There wasn't a period of Mötorhead's career that didn't have fair representation in the show, from the early hits "No Class", "Ace Of Spades", "Killed By Death", and "Bomber"; through the Orgasmatron classics "Doctor Rock", "Nothing Up My Sleeve", and "Orgasmatron"; right through more recent tracks like "Overnight Sensation." The only signs of age, if any, were that the band took two breaks, giving themselves and the audience five minutes to take a breath and a smoke, to drink their beers, then jump right back onstage and pummel our ears with their metal blessings.
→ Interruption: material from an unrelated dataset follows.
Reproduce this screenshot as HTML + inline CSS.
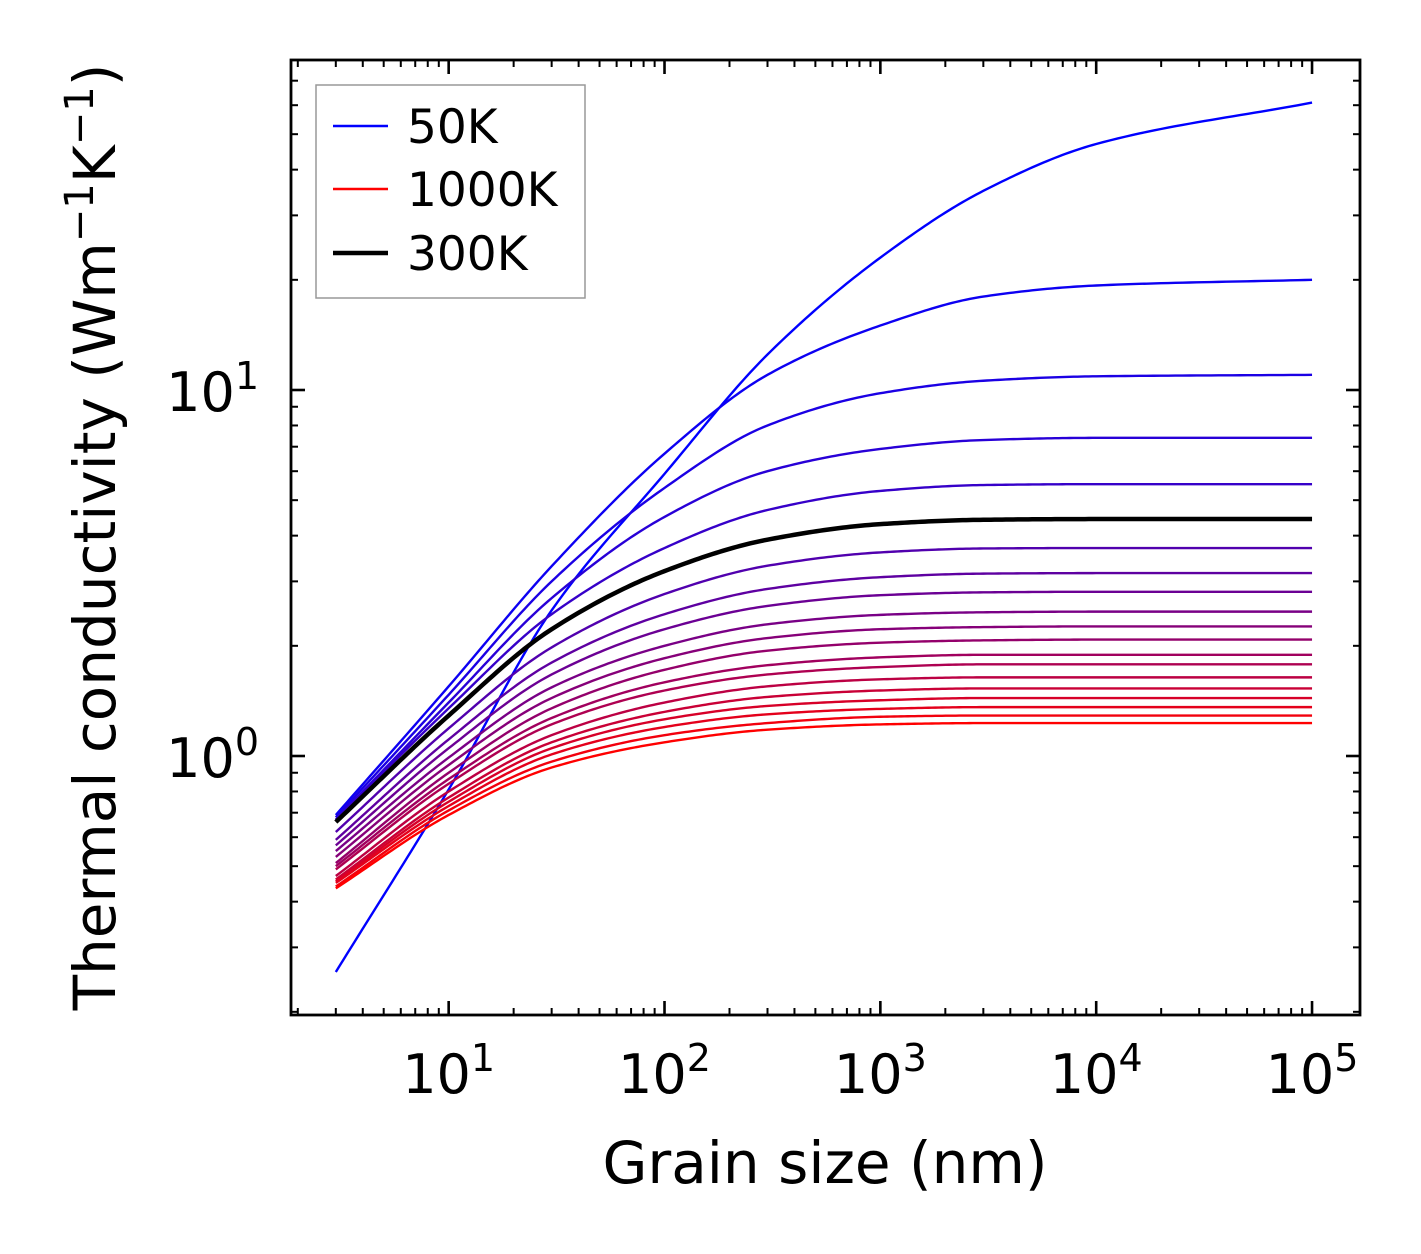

Lemmy, as always, alternated between savagery and congeniality. One moment he called the audience "pathetic" for not yelling louder; the next he's assuring the crowd, "Don't take me too seriously, you are a great audience!" This works a lot better than the constant patronizing that most bands foist upon the crowd, and helps prove Lemmy and Mötorhead as true legends, cooler than all others, irreplaceable, and damn near immortal. If Mötorhead comes anywhere near your town, ever, GO SEE THEM--and wear earplugs unless you like to hear tinnitus for days on end! You will be grateful for heeding this advice, trust me.